**Written exercise**:
Gather, from the data below, each line in which the word "matplotlib" occurs.
********
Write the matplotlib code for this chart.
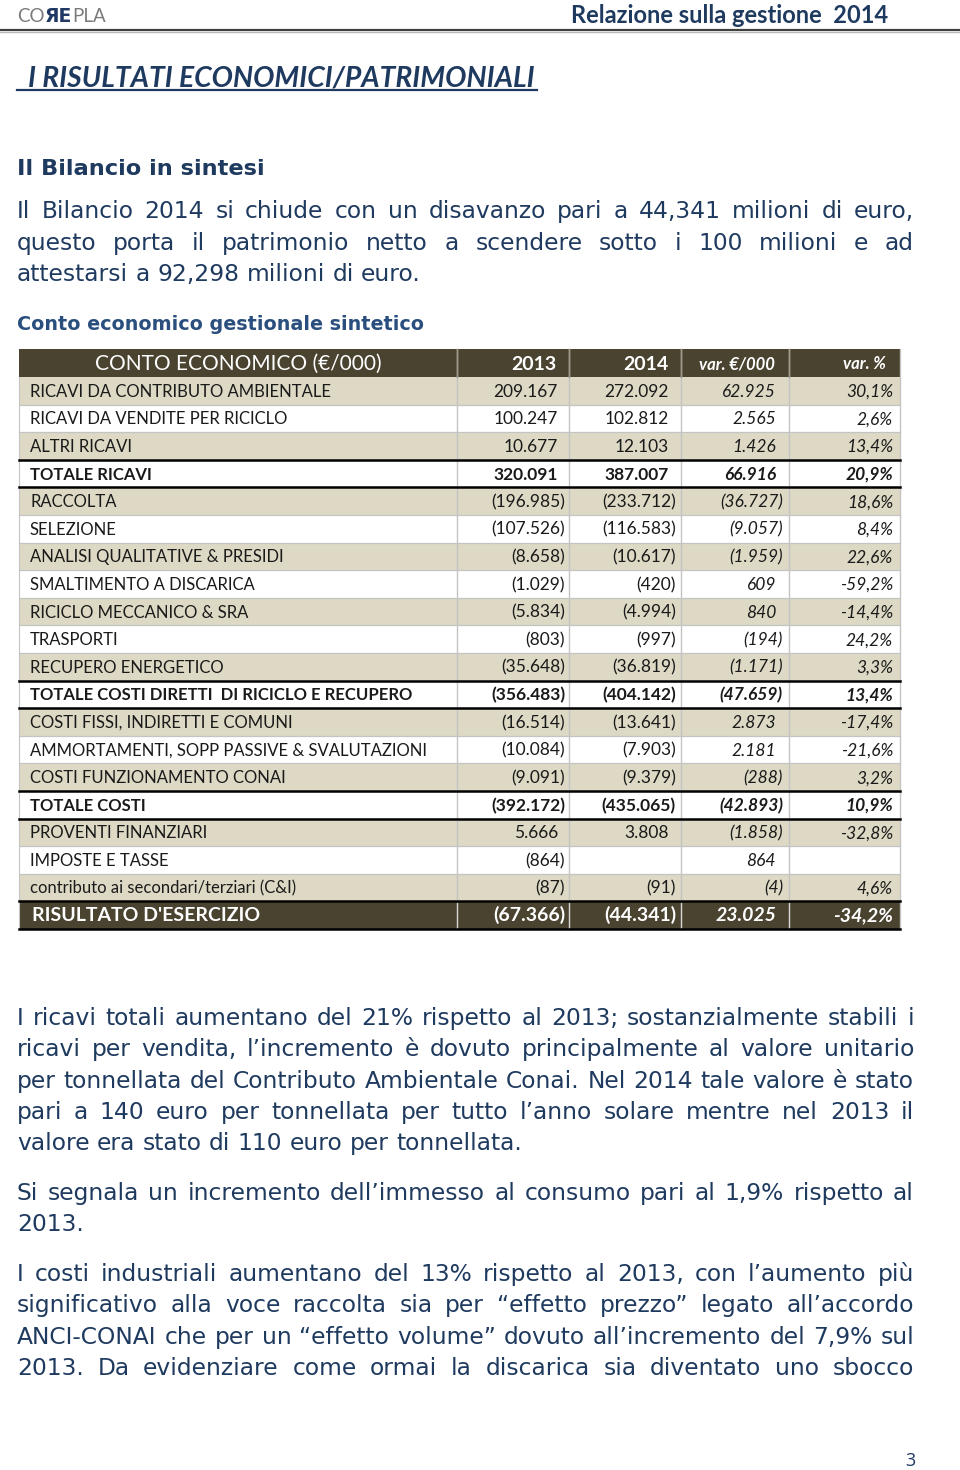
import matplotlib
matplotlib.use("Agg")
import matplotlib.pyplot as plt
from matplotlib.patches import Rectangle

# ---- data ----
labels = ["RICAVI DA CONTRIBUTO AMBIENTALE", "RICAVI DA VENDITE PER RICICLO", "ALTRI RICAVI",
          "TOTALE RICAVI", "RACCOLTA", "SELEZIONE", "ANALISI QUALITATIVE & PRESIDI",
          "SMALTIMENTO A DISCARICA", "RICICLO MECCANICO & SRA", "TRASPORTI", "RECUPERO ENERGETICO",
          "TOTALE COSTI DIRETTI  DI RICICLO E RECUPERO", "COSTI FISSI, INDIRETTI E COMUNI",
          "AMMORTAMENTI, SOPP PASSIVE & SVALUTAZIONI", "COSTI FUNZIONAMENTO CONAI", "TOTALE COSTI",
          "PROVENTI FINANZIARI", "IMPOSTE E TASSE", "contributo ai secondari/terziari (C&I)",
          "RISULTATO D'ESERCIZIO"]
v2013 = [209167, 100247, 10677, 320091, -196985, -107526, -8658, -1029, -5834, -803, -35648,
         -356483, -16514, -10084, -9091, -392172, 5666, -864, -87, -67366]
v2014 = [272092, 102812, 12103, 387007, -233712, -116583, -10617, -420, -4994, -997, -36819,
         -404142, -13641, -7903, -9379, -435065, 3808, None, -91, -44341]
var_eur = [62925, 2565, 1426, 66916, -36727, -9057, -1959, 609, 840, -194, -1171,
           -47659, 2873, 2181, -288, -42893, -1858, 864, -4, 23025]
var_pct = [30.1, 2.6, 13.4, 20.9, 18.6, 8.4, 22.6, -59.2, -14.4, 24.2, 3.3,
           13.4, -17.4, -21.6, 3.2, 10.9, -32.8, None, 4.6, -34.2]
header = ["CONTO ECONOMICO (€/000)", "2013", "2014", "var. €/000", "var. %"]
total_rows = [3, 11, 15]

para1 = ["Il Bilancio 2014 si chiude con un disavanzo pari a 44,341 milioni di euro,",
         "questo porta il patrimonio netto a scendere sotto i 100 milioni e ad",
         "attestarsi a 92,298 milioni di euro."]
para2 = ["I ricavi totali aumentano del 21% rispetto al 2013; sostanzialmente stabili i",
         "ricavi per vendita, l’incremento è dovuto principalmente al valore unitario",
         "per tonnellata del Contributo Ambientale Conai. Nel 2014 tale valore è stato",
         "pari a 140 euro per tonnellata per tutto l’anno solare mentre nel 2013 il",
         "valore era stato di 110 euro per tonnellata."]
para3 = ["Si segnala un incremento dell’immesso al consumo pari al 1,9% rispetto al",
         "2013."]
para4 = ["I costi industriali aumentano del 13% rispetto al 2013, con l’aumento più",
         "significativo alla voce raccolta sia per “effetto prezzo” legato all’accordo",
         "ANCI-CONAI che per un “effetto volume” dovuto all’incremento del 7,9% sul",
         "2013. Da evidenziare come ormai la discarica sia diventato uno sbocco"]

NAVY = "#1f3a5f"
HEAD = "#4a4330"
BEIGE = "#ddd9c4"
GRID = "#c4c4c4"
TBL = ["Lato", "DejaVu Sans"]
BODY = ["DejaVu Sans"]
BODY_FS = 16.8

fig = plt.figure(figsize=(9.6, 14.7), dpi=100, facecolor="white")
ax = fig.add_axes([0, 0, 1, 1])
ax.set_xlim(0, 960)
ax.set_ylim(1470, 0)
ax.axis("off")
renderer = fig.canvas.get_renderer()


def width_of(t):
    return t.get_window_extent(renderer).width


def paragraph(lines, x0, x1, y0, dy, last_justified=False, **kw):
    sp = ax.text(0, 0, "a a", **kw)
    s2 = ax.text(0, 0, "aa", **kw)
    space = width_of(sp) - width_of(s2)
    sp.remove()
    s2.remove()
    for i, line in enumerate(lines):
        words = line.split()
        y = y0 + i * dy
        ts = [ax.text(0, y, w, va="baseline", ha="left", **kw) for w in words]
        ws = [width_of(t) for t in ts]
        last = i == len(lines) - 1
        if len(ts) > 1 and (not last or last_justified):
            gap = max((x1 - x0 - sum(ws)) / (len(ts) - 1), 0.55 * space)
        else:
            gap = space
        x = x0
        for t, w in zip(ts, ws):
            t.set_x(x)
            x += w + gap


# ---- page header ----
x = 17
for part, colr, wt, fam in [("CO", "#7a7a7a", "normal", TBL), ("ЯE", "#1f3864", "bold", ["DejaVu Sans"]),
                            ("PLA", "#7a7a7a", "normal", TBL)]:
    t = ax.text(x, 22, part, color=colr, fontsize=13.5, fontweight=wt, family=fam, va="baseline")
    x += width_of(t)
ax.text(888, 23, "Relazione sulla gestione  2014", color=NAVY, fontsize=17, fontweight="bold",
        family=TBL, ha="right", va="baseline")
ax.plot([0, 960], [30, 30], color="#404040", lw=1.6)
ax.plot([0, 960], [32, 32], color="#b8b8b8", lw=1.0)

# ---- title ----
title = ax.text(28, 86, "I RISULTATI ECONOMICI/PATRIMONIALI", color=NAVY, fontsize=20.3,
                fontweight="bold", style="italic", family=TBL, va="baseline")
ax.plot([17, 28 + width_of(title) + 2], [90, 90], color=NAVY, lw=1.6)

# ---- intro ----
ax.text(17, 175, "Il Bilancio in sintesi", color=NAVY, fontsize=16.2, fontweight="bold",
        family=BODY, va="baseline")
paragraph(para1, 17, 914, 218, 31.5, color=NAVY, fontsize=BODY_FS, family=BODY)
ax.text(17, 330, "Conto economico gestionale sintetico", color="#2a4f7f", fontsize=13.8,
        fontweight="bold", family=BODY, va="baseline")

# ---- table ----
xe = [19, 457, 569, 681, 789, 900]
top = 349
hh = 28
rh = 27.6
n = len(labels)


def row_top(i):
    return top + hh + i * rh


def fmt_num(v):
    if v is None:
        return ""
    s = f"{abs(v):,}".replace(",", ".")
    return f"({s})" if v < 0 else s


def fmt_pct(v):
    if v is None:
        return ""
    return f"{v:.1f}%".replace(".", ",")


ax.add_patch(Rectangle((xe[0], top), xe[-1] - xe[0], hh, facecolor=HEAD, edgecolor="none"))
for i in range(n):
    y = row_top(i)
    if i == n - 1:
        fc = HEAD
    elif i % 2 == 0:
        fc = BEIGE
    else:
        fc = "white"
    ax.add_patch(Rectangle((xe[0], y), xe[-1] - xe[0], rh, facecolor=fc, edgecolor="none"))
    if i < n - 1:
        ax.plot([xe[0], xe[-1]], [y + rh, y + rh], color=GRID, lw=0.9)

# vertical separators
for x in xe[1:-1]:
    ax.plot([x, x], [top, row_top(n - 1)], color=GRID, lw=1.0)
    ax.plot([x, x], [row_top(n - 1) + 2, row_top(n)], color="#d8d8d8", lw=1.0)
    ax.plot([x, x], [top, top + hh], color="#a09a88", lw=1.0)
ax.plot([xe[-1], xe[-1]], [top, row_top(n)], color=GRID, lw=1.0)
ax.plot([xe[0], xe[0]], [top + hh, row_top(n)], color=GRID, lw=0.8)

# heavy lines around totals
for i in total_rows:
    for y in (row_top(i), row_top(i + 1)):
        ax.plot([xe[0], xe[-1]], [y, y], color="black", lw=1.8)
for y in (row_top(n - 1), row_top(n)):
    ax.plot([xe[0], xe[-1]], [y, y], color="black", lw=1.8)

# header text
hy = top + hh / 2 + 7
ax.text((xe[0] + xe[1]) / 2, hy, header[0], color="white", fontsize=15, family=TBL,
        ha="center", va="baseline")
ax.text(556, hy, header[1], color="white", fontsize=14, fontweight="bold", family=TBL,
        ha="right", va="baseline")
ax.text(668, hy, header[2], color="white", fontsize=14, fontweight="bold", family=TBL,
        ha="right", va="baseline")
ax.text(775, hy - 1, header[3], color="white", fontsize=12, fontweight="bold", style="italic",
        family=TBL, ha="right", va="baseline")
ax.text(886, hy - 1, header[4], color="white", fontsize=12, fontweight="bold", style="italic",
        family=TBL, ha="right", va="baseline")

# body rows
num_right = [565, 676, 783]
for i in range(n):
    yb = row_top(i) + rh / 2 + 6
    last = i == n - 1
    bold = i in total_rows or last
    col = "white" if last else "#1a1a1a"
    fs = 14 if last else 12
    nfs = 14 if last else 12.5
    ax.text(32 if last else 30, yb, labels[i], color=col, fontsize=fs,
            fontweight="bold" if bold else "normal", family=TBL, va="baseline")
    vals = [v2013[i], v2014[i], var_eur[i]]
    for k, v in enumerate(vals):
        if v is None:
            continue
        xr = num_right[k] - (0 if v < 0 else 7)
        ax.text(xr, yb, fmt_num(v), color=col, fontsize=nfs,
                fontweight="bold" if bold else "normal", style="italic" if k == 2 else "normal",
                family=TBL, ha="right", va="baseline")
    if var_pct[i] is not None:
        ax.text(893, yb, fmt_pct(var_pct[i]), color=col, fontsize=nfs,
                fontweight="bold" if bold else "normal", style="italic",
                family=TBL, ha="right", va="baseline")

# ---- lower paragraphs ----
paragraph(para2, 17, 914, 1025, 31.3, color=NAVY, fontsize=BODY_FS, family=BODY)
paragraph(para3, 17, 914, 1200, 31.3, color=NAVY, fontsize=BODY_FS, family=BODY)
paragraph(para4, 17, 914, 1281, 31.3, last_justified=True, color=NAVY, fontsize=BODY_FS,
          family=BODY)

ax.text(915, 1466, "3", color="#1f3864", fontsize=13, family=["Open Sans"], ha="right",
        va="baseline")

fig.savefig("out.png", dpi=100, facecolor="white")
********
**Answer for the task**:
Write the matplotlib code for this chart.
import matplotlib
matplotlib.use("Agg")
import matplotlib.pyplot as plt
from matplotlib.patches import Rectangle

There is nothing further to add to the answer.